• **Problem to work on**
Starting at the first line of the listing below, retype each line up to and including the one that contains "weights = [19.7, 10.7, 13.5, 3.3, 29.3, 23.6]". Leave pictures out.

• **Collected material**
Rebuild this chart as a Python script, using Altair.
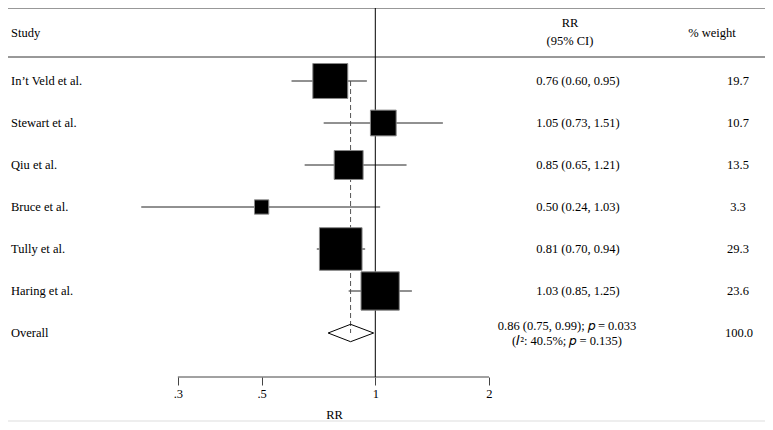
import math
import altair as alt
import pandas as pd

# ---------------- data ----------------
studies = ["In’t Veld et al.", "Stewart et al.", "Qiu et al.", "Bruce et al.",
           "Tully et al.", "Haring et al."]
rr = [0.76, 1.05, 0.85, 0.50, 0.81, 1.03]
rr_lo = [0.60, 0.73, 0.65, 0.24, 0.70, 0.85]
rr_hi = [0.95, 1.51, 1.21, 1.03, 0.94, 1.25]
weights = [19.7, 10.7, 13.5, 3.3, 29.3, 23.6]

overall_label = "Overall"
overall_rr = 0.86
overall_lo = 0.75
overall_hi = 0.99
overall_p = "0.033"
overall_i2 = "40.5%"
overall_p_het = "0.135"
overall_weight = 100.0

axis_ticks = [0.3, 0.5, 1, 2]
axis_tick_labels = [".3", ".5", "1", "2"]

# ---------------- layout constants ----------------
FONT = "Liberation Serif"
FS = 12.5
W, H = 757, 367          # plot area: page x 8..765, page y 10..377
PAD_TOP = 2
PX_PER_LN = 164.0
X_ONE = 375.3 - 8        # pixel of RR = 1 inside the plot
ROW0 = 39 - 10           # pixel of row 0 inside the plot
ROW_H = 42.0

def row_of(py):
    return (py - ROW0) / ROW_H

x_dom = [math.exp((0 - X_ONE) / PX_PER_LN), math.exp((W - X_ONE) / PX_PER_LN)]
y_dom = [row_of(0), row_of(H)]

n = len(studies)
rows = list(range(1, n + 1))
overall_row = n + 1

df = pd.DataFrame({
    "study": studies, "rr": rr, "lo": rr_lo, "hi": rr_hi, "w": weights, "row": rows,
    "ci": [f"{a:.2f} ({b:.2f}, {c:.2f})" for a, b, c in zip(rr, rr_lo, rr_hi)],
    "wt": [f"{v:.1f}" for v in weights],
})

xs = alt.Scale(type="log", domain=x_dom, nice=False, zero=False)
ys = alt.Scale(domain=y_dom, reverse=True, nice=False, zero=False)

label_expr = " : ".join(f"datum.value == {t} ? '{l}'" for t, l in zip(axis_ticks, axis_tick_labels)) + " : ''"

XAXIS = alt.Axis(
    values=axis_ticks, labelExpr=label_expr, domain=False, grid=False,
    tickSize=8, tickColor="#444", labelFont=FONT, labelFontSize=FS, labelColor="#000",
    labelPadding=2, title="RR", titleFont=FONT, titleFontSize=FS, titleFontWeight="normal",
    titleColor="#000", titleX=334 - 8, titleY=31)

X = lambda f: alt.X(f, type="quantitative", scale=xs, axis=XAXIS)
Y = lambda f: alt.Y(f, type="quantitative", scale=ys, axis=None)

base = alt.Chart(df)

# horizontal rules (top, under header, bottom)
hrules = alt.Chart(pd.DataFrame({"y": [row_of(-2), row_of(47)]})).mark_rule(
    color="#333", strokeWidth=1).encode(y=Y("y"))
bottom_rule = alt.Chart(pd.DataFrame({"y": [row_of(411)]})).mark_rule(
    color="#dddddd", strokeWidth=1).encode(y=Y("y"))

# x axis line (from first to last tick)
axis_df = pd.DataFrame({"x": [min(axis_ticks)], "x2": [max(axis_ticks)], "y": [y_dom[1]]})
axis_layer = alt.Chart(axis_df).mark_rule(color="#444", strokeWidth=1).encode(
    x=X("x"), x2="x2:Q", y=Y("y"))

# vertical line of no effect
null_df = pd.DataFrame({"x": [1.0], "y": [row_of(-2)], "y2": [y_dom[1]]})
null_line = alt.Chart(null_df).mark_rule(color="#000", strokeWidth=1).encode(
    x=X("x"), y=Y("y"), y2="y2:Q")

# dashed line at overall estimate
dash_df = pd.DataFrame({"x": [overall_rr], "y": [rows[0]], "y2": [overall_row]})
dash_line = alt.Chart(dash_df).mark_rule(color="#555", strokeWidth=1, strokeDash=[5, 3]).encode(
    x=X("x"), y=Y("y"), y2="y2:Q")

# confidence intervals
ci_lines = base.mark_rule(color="#222", strokeWidth=1).encode(
    x=X("lo"), x2="hi:Q", y=Y("row"))

# weight squares (area proportional to weight)
squares = base.mark_square(filled=True, color="#000", stroke="#888", strokeWidth=1, opacity=1).encode(
    x=X("rr"), y=Y("row"),
    size=alt.Size("w:Q", scale=alt.Scale(domain=[0, 100], range=[0, 6200]), legend=None))

# overall diamond
hh = 8.7 / ROW_H
dia_df = pd.DataFrame({
    "x": [overall_lo, overall_rr, overall_hi, overall_rr, overall_lo],
    "y": [overall_row, overall_row - hh, overall_row, overall_row + hh, overall_row],
    "o": [0, 1, 2, 3, 4]})
diamond = alt.Chart(dia_df).mark_line(color="#000", strokeWidth=1).encode(
    x=X("x"), y=Y("y"), order="o:O")

tx = dict(font=FONT, fontSize=FS, color="#000", baseline="middle")

# header texts
hdr_row = row_of(23)
study_hdr = alt.Chart(pd.DataFrame({"t": ["Study"], "y": [hdr_row]})).mark_text(
    align="left", **tx).encode(x=alt.value(3), y=Y("y"), text="t:N")
rr_hdr = alt.Chart(pd.DataFrame({"t": ["RR", "(95% CI)"], "y": [row_of(13), row_of(31)]})).mark_text(
    align="center", **tx).encode(x=alt.value(570 - 8), y=Y("y"), text="t:N")
wt_hdr = alt.Chart(pd.DataFrame({"t": ["% weight"], "y": [hdr_row]})).mark_text(
    align="center", **tx).encode(x=alt.value(712 - 8), y=Y("y"), text="t:N")

# row texts
names = base.mark_text(align="left", **tx).encode(x=alt.value(3), y=Y("row"), text="study:N")
ci_txt = base.mark_text(align="center", **tx).encode(x=alt.value(578 - 8), y=Y("row"), text="ci:N")
wt_txt = base.mark_text(align="center", **tx).encode(x=alt.value(738 - 8), y=Y("row"), text="wt:N")

ov_lines = [f"{overall_rr:.2f} ({overall_lo:.2f}, {overall_hi:.2f}); 𝑝 = {overall_p}",
            f"(𝐼²: {overall_i2}; 𝑝 = {overall_p_het})"]
ov_df = pd.DataFrame({"name": [overall_label], "y": [overall_row], "wt": [f"{overall_weight:.1f}"]})
ov_ci_df = pd.DataFrame({"t": ov_lines, "y": [overall_row - 7 / ROW_H, overall_row + 8 / ROW_H]})
ov_name = alt.Chart(ov_df).mark_text(align="left", **tx).encode(x=alt.value(3), y=Y("y"), text="name:N")
ov_ci = alt.Chart(ov_ci_df).mark_text(align="center", **tx).encode(
    x=alt.value(567 - 8), y=Y("y"), text="t:N")
ov_wt = alt.Chart(ov_df).mark_text(align="center", **tx).encode(x=alt.value(739 - 8), y=Y("y"), text="wt:N")

chart = alt.layer(
    hrules, bottom_rule, axis_layer, ci_lines, dash_line, null_line, squares, diamond,
    study_hdr, rr_hdr, wt_hdr, names, ci_txt, wt_txt, ov_name, ov_ci, ov_wt,
).properties(
    width=W, height=H, background="#ffffff",
    autosize=alt.AutoSizeParams(type="none"),
    padding={"left": 0, "top": PAD_TOP, "right": 0, "bottom": 50},
).configure_view(stroke=None)

chart.save("out.html", embed_options={"renderer": "svg", "actions": False})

• **Finished exercise**
Rebuild this chart as a Python script, using Altair.
import math
import altair as alt
import pandas as pd

# ---------------- data ----------------
studies = ["In’t Veld et al.", "Stewart et al.", "Qiu et al.", "Bruce et al.",
           "Tully et al.", "Haring et al."]
rr = [0.76, 1.05, 0.85, 0.50, 0.81, 1.03]
rr_lo = [0.60, 0.73, 0.65, 0.24, 0.70, 0.85]
rr_hi = [0.95, 1.51, 1.21, 1.03, 0.94, 1.25]
weights = [19.7, 10.7, 13.5, 3.3, 29.3, 23.6]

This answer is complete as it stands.